Repeat the span of the entries below that starts at the line with "What matplotlib code" and ends at the line with "markeredgewidth=0, zorder=4, clip_on=False)", nothing more. Skip the pictures.
== Data provided ==
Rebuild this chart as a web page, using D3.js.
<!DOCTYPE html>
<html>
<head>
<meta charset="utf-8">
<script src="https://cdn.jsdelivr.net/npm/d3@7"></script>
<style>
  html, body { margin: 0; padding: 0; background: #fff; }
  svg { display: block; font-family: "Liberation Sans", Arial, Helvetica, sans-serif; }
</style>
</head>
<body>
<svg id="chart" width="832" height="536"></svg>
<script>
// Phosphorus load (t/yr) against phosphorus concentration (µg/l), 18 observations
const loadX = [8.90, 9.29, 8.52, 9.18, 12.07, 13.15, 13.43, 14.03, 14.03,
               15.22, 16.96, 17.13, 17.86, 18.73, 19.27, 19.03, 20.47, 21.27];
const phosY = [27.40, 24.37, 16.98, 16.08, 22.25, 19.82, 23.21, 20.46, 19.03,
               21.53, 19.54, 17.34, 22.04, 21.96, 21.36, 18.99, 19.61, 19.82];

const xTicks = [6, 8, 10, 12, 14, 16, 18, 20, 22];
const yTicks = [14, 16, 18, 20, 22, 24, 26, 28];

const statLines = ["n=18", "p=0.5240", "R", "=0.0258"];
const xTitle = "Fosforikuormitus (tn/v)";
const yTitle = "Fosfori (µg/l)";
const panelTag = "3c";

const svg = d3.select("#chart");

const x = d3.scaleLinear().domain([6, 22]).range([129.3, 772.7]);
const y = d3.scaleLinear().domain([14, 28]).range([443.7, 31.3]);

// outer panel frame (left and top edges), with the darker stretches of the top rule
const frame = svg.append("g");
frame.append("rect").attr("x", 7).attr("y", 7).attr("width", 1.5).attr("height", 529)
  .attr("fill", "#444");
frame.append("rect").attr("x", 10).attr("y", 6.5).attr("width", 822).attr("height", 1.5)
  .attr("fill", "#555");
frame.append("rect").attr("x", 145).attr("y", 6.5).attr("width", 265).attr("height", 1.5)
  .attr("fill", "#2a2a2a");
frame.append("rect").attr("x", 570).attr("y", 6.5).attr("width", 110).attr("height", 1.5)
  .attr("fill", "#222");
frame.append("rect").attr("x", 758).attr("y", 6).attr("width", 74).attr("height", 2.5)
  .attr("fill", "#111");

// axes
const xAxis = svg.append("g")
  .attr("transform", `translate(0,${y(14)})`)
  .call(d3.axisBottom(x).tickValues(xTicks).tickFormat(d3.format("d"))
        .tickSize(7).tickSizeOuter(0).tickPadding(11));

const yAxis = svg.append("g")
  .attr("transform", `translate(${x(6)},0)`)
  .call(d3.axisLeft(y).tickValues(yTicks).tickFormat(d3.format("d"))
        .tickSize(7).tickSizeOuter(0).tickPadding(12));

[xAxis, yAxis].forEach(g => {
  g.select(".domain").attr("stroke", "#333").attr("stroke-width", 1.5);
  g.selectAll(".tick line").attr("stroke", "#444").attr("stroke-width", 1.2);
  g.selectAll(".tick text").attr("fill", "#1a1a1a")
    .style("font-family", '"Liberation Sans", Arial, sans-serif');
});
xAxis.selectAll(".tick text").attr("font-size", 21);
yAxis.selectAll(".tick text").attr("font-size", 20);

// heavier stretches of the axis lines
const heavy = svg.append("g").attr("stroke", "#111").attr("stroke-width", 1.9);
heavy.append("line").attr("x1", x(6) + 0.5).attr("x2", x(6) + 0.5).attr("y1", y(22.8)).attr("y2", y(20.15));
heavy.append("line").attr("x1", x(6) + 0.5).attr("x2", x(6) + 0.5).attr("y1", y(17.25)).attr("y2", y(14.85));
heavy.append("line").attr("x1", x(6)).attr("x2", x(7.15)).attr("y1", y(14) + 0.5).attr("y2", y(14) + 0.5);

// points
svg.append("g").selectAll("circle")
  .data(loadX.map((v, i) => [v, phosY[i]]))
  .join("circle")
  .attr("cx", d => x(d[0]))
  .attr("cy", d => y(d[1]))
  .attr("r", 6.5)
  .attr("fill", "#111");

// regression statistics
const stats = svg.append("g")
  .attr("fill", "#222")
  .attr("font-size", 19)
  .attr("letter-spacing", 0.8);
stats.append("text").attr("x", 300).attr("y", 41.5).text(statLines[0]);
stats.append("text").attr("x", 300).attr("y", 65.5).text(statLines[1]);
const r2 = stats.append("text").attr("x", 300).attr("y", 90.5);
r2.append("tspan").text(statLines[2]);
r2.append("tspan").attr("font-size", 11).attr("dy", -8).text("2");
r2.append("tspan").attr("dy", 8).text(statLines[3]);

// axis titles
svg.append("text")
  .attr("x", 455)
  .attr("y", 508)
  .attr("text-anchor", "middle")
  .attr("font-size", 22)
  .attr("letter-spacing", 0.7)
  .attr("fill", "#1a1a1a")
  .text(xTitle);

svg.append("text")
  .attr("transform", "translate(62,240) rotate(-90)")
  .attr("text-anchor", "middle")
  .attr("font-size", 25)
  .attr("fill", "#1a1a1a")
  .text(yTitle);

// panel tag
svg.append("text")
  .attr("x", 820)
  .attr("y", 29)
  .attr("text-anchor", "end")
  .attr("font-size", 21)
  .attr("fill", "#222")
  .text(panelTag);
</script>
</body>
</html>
===
== Data provided ==
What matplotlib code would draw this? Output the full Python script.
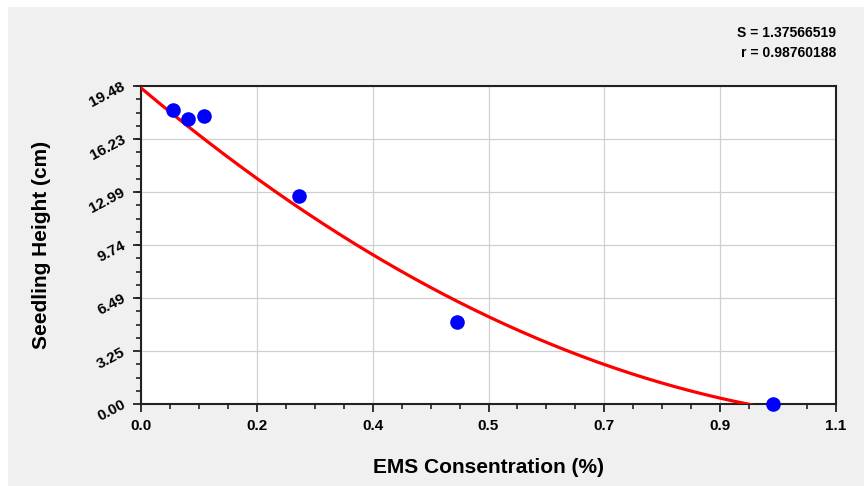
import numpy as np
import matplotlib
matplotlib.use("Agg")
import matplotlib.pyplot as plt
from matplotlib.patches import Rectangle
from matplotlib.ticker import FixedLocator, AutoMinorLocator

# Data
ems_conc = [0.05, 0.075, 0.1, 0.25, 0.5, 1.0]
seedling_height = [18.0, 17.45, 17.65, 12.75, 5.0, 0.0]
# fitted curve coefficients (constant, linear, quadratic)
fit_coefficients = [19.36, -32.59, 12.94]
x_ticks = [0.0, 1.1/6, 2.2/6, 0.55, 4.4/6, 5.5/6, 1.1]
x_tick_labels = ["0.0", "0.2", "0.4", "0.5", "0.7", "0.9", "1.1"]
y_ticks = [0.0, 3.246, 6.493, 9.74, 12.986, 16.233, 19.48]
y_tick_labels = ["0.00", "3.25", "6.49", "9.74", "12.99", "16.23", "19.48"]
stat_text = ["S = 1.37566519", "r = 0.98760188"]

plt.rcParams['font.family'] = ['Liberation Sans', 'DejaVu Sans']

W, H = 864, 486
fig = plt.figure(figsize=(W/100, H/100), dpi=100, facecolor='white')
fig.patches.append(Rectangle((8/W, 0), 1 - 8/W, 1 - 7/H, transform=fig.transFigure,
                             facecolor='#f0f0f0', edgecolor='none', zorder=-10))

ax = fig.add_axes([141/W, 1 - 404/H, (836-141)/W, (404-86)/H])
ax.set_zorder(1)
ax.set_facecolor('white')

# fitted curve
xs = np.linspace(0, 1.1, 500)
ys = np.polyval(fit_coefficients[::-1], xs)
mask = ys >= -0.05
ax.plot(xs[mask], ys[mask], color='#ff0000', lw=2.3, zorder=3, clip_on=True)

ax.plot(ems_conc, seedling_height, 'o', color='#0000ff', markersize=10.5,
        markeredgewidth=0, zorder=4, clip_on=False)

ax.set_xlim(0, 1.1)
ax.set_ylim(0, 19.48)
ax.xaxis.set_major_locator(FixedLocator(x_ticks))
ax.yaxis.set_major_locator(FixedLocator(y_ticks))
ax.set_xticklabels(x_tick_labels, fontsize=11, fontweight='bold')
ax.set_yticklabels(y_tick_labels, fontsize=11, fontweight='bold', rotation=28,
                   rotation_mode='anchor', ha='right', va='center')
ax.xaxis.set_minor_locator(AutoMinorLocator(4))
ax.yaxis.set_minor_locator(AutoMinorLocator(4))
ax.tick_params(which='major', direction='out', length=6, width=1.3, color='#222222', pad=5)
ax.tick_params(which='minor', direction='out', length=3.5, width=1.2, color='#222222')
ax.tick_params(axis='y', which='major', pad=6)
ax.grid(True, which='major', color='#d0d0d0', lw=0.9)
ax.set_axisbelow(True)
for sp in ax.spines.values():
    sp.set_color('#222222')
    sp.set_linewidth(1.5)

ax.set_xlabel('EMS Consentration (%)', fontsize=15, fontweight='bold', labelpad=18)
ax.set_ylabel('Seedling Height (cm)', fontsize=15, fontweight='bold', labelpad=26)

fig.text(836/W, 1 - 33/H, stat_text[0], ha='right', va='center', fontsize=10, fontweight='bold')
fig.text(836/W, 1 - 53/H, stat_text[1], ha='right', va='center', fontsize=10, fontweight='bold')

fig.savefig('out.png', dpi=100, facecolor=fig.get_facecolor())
===
== Data provided ==
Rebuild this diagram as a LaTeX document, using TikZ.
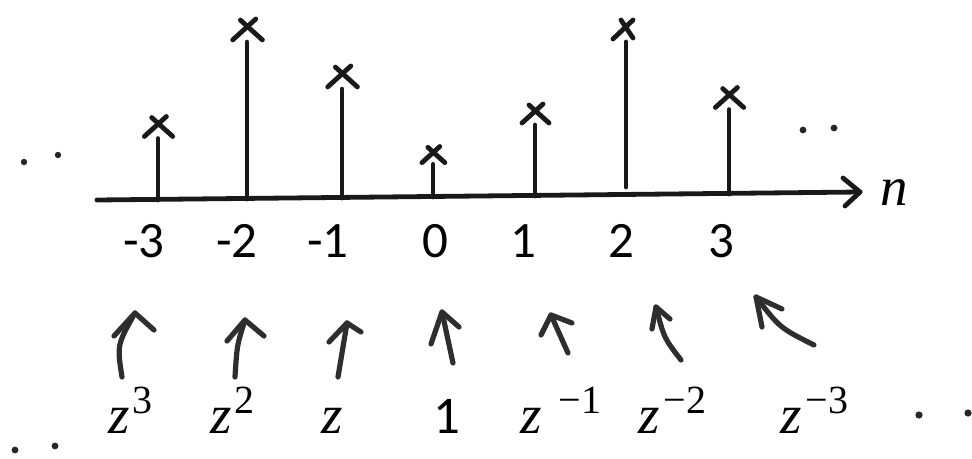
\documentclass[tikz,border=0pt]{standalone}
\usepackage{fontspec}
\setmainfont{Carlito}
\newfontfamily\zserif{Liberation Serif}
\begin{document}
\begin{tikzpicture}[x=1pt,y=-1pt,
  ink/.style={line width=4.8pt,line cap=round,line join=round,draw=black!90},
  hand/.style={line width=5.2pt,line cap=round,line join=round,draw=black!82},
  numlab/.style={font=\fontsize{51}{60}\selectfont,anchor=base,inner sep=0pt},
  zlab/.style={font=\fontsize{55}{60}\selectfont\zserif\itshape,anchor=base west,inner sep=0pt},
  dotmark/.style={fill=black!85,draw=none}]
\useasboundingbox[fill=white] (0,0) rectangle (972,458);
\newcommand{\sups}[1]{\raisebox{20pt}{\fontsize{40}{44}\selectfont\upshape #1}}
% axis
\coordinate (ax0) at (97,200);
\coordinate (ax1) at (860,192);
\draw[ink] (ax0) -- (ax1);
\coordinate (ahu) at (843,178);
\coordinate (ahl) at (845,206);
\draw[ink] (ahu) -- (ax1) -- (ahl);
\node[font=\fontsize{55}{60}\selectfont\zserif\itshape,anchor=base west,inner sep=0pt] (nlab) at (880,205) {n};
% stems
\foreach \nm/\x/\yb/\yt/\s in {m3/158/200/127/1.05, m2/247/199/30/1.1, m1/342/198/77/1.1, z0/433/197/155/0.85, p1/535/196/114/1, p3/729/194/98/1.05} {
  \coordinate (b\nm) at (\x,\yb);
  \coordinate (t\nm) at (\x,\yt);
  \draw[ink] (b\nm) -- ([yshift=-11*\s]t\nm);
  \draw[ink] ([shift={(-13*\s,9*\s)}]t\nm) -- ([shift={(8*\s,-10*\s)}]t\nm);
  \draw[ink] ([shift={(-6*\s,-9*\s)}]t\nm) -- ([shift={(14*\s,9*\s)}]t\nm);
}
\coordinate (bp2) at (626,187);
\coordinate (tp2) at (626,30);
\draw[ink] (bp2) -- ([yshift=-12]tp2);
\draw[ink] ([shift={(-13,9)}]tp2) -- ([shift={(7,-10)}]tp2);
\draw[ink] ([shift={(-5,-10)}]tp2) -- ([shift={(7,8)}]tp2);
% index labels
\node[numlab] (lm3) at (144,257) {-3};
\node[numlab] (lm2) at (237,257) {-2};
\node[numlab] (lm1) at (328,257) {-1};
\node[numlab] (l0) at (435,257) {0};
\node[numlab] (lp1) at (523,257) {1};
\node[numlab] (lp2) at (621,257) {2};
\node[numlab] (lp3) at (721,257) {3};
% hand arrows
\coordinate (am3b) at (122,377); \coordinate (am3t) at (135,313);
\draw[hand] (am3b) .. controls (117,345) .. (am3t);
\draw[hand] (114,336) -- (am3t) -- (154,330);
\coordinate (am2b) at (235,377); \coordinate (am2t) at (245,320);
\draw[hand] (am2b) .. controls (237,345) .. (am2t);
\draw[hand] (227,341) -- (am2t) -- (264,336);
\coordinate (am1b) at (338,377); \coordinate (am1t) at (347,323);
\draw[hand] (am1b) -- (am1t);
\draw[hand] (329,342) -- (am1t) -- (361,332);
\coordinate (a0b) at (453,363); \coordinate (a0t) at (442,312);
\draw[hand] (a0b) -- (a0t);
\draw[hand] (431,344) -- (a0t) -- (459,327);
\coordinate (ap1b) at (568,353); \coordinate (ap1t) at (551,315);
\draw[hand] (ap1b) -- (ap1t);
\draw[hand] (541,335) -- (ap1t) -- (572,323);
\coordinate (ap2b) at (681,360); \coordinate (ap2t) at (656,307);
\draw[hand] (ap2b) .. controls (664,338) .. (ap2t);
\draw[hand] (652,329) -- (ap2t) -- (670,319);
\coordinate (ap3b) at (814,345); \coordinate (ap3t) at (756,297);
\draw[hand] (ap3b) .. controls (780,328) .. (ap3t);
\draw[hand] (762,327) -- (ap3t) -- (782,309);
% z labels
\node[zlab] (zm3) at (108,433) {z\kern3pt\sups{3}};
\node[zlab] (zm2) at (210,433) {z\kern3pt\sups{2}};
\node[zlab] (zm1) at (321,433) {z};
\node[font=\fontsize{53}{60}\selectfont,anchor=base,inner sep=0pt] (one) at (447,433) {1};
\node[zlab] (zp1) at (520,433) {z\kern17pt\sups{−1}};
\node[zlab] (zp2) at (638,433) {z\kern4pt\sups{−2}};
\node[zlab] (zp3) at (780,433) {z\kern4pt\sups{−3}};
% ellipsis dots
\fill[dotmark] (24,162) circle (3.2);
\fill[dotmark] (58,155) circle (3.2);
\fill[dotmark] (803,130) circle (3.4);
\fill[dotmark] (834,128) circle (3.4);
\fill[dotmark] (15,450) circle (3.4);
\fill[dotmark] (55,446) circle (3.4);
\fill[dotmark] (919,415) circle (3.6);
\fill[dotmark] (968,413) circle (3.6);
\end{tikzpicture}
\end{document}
===
▶ [Correct response]:
What matplotlib code would draw this? Output the full Python script.
import numpy as np
import matplotlib
matplotlib.use("Agg")
import matplotlib.pyplot as plt
from matplotlib.patches import Rectangle
from matplotlib.ticker import FixedLocator, AutoMinorLocator

# Data
ems_conc = [0.05, 0.075, 0.1, 0.25, 0.5, 1.0]
seedling_height = [18.0, 17.45, 17.65, 12.75, 5.0, 0.0]
# fitted curve coefficients (constant, linear, quadratic)
fit_coefficients = [19.36, -32.59, 12.94]
x_ticks = [0.0, 1.1/6, 2.2/6, 0.55, 4.4/6, 5.5/6, 1.1]
x_tick_labels = ["0.0", "0.2", "0.4", "0.5", "0.7", "0.9", "1.1"]
y_ticks = [0.0, 3.246, 6.493, 9.74, 12.986, 16.233, 19.48]
y_tick_labels = ["0.00", "3.25", "6.49", "9.74", "12.99", "16.23", "19.48"]
stat_text = ["S = 1.37566519", "r = 0.98760188"]

plt.rcParams['font.family'] = ['Liberation Sans', 'DejaVu Sans']

W, H = 864, 486
fig = plt.figure(figsize=(W/100, H/100), dpi=100, facecolor='white')
fig.patches.append(Rectangle((8/W, 0), 1 - 8/W, 1 - 7/H, transform=fig.transFigure,
                             facecolor='#f0f0f0', edgecolor='none', zorder=-10))

ax = fig.add_axes([141/W, 1 - 404/H, (836-141)/W, (404-86)/H])
ax.set_zorder(1)
ax.set_facecolor('white')

# fitted curve
xs = np.linspace(0, 1.1, 500)
ys = np.polyval(fit_coefficients[::-1], xs)
mask = ys >= -0.05
ax.plot(xs[mask], ys[mask], color='#ff0000', lw=2.3, zorder=3, clip_on=True)

ax.plot(ems_conc, seedling_height, 'o', color='#0000ff', markersize=10.5,
        markeredgewidth=0, zorder=4, clip_on=False)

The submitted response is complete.